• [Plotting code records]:
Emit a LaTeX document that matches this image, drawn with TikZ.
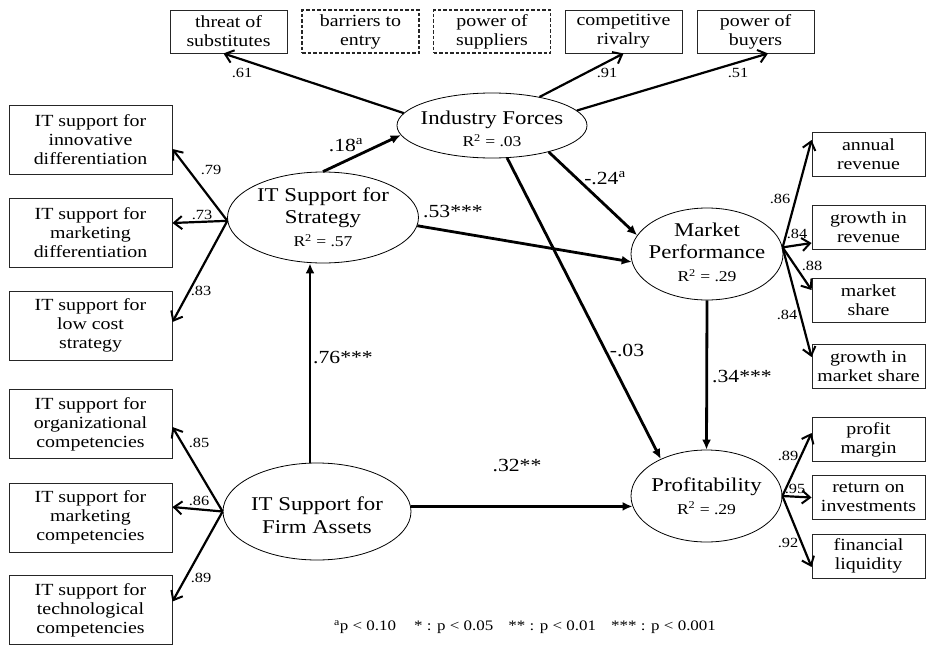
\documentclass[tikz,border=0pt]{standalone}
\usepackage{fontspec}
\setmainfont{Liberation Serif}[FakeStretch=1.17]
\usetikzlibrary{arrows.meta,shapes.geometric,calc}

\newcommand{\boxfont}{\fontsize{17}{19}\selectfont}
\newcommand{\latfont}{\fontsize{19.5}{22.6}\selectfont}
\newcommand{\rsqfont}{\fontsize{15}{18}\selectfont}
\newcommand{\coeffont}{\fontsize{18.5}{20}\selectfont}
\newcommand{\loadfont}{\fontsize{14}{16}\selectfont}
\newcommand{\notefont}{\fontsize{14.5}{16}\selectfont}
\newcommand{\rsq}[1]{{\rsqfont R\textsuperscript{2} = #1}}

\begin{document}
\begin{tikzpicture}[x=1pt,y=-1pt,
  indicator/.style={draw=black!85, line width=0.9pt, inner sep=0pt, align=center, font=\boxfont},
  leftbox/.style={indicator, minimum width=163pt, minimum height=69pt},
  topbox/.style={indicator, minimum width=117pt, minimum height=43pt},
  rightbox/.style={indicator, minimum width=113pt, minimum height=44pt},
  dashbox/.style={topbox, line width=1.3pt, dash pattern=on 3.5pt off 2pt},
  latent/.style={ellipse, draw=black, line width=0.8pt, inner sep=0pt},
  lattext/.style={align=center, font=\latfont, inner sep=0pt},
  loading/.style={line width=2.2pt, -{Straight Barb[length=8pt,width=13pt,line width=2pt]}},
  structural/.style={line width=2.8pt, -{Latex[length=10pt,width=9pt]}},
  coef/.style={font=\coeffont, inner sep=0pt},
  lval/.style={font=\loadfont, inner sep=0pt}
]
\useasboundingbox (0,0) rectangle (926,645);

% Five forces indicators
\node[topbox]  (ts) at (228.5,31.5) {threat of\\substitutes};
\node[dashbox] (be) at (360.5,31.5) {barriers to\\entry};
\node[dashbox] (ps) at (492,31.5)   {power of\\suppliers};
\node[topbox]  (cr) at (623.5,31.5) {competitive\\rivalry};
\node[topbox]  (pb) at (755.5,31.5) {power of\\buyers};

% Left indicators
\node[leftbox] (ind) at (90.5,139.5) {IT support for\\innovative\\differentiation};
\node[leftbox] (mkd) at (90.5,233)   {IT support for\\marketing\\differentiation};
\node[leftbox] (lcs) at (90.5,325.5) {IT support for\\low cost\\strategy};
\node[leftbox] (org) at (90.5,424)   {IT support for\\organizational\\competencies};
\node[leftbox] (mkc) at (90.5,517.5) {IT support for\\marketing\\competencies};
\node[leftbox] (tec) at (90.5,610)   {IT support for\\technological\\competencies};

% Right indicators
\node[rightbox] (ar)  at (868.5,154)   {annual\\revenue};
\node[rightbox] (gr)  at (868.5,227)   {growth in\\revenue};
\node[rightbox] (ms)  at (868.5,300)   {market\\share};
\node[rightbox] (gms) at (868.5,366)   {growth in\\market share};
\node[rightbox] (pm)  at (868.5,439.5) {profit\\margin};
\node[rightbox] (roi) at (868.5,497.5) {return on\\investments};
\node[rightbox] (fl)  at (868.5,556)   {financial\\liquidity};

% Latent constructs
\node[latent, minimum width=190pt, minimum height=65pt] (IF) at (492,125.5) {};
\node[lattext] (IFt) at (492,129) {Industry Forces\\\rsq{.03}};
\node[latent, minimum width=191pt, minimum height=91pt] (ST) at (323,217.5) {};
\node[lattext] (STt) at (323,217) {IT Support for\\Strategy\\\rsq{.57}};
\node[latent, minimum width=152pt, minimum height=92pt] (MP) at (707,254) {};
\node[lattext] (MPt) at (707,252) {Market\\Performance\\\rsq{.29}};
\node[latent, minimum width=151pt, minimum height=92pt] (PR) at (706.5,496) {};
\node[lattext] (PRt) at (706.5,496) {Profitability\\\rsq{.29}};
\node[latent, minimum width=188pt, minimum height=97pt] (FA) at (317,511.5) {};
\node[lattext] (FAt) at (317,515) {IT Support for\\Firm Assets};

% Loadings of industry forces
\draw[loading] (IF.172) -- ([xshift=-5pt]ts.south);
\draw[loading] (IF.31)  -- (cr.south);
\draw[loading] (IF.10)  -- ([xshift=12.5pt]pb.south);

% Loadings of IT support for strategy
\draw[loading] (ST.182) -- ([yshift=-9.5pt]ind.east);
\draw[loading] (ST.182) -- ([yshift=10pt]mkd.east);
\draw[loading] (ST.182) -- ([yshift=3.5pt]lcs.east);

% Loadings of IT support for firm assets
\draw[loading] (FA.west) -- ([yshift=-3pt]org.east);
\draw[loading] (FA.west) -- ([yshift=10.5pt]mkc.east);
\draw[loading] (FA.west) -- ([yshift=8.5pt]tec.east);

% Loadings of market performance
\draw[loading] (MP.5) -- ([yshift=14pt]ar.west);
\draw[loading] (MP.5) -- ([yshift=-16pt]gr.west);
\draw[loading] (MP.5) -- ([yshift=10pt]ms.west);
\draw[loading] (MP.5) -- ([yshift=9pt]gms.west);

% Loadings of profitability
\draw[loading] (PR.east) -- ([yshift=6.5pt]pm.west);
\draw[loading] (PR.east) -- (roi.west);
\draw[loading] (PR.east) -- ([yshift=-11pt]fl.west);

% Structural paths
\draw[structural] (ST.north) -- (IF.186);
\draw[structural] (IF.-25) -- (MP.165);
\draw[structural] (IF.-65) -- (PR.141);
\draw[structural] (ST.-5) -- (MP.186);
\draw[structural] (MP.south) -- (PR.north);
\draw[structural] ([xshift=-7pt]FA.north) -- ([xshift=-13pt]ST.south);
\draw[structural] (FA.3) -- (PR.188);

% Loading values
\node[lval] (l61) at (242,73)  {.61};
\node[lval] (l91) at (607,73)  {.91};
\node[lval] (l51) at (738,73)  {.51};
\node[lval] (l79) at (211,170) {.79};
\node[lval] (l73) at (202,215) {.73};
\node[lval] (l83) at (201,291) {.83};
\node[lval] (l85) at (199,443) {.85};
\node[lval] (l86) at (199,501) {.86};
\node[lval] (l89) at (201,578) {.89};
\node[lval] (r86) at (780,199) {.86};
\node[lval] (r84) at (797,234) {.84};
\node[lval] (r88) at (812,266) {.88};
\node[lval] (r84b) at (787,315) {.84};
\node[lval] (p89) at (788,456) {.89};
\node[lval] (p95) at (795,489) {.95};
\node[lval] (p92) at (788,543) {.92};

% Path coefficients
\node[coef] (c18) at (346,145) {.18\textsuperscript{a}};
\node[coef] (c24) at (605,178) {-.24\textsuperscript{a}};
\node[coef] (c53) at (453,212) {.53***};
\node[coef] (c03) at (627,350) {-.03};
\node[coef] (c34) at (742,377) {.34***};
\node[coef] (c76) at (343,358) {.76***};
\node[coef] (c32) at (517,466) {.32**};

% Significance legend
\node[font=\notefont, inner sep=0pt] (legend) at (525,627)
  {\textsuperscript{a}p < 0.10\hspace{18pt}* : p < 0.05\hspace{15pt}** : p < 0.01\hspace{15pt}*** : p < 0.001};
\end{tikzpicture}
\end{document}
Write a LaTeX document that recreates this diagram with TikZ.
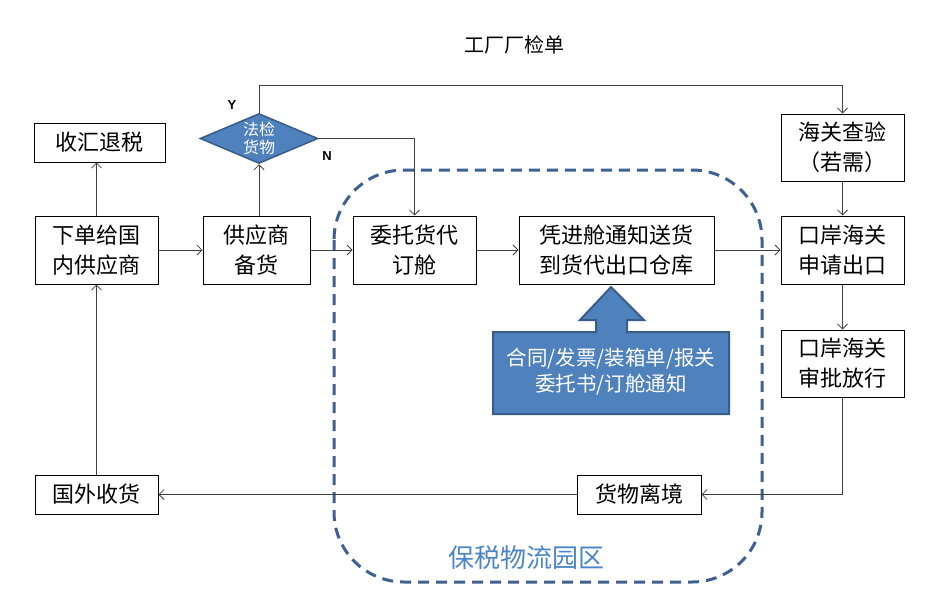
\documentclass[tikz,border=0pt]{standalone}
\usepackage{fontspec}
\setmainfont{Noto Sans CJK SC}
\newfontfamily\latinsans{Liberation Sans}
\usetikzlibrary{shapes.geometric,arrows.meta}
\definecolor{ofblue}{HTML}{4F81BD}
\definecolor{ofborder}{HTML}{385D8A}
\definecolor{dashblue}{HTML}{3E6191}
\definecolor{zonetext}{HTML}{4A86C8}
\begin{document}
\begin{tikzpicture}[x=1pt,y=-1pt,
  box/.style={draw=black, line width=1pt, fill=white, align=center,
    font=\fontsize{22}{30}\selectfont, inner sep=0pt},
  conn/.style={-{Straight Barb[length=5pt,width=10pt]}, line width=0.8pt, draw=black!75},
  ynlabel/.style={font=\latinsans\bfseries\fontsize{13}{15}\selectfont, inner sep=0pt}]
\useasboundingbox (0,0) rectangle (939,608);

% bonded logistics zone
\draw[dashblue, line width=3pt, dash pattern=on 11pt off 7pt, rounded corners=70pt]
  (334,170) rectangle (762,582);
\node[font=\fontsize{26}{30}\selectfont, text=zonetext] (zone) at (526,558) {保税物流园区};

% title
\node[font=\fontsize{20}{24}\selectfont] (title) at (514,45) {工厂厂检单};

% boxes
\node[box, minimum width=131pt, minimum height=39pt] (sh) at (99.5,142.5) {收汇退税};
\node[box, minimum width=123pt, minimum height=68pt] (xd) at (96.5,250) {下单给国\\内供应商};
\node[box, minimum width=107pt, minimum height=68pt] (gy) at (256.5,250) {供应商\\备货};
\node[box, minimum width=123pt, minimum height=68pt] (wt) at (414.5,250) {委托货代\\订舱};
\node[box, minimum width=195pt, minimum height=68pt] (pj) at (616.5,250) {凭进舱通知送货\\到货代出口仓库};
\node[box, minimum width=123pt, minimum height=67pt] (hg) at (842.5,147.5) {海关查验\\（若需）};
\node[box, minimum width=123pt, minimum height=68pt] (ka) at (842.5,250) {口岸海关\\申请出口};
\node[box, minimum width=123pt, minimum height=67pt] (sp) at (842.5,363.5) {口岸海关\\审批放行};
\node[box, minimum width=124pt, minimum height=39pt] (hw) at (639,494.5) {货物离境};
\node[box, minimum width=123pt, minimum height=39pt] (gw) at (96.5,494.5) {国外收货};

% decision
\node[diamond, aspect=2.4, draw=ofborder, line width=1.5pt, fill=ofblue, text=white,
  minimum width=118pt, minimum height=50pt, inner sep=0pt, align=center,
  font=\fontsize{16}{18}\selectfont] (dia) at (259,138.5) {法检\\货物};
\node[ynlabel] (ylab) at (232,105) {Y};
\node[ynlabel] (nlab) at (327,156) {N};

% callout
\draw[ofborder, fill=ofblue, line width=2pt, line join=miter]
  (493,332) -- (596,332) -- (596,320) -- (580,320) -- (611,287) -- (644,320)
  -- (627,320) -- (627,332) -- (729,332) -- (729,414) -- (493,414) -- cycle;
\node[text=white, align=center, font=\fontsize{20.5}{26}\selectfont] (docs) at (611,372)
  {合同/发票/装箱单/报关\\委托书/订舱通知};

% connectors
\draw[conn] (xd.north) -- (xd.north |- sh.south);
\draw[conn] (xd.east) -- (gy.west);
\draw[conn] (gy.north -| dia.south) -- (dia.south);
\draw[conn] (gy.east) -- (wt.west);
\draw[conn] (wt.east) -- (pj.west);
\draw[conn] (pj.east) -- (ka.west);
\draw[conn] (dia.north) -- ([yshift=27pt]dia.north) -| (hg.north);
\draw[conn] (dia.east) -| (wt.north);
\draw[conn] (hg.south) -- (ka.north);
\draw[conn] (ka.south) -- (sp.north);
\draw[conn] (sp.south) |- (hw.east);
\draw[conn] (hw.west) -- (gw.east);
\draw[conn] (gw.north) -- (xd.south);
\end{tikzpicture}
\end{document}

• [EXERCISE OBJECTIVE]:
Copy nothing past the line containing "(0,0) rectangle (926,645);": reproduce every line from the start of the records up to it, skipping pictures.

• [RESULT]:
Emit a LaTeX document that matches this image, drawn with TikZ.
\documentclass[tikz,border=0pt]{standalone}
\usepackage{fontspec}
\setmainfont{Liberation Serif}[FakeStretch=1.17]
\usetikzlibrary{arrows.meta,shapes.geometric,calc}

\newcommand{\boxfont}{\fontsize{17}{19}\selectfont}
\newcommand{\latfont}{\fontsize{19.5}{22.6}\selectfont}
\newcommand{\rsqfont}{\fontsize{15}{18}\selectfont}
\newcommand{\coeffont}{\fontsize{18.5}{20}\selectfont}
\newcommand{\loadfont}{\fontsize{14}{16}\selectfont}
\newcommand{\notefont}{\fontsize{14.5}{16}\selectfont}
\newcommand{\rsq}[1]{{\rsqfont R\textsuperscript{2} = #1}}

\begin{document}
\begin{tikzpicture}[x=1pt,y=-1pt,
  indicator/.style={draw=black!85, line width=0.9pt, inner sep=0pt, align=center, font=\boxfont},
  leftbox/.style={indicator, minimum width=163pt, minimum height=69pt},
  topbox/.style={indicator, minimum width=117pt, minimum height=43pt},
  rightbox/.style={indicator, minimum width=113pt, minimum height=44pt},
  dashbox/.style={topbox, line width=1.3pt, dash pattern=on 3.5pt off 2pt},
  latent/.style={ellipse, draw=black, line width=0.8pt, inner sep=0pt},
  lattext/.style={align=center, font=\latfont, inner sep=0pt},
  loading/.style={line width=2.2pt, -{Straight Barb[length=8pt,width=13pt,line width=2pt]}},
  structural/.style={line width=2.8pt, -{Latex[length=10pt,width=9pt]}},
  coef/.style={font=\coeffont, inner sep=0pt},
  lval/.style={font=\loadfont, inner sep=0pt}
]
\useasboundingbox (0,0) rectangle (926,645);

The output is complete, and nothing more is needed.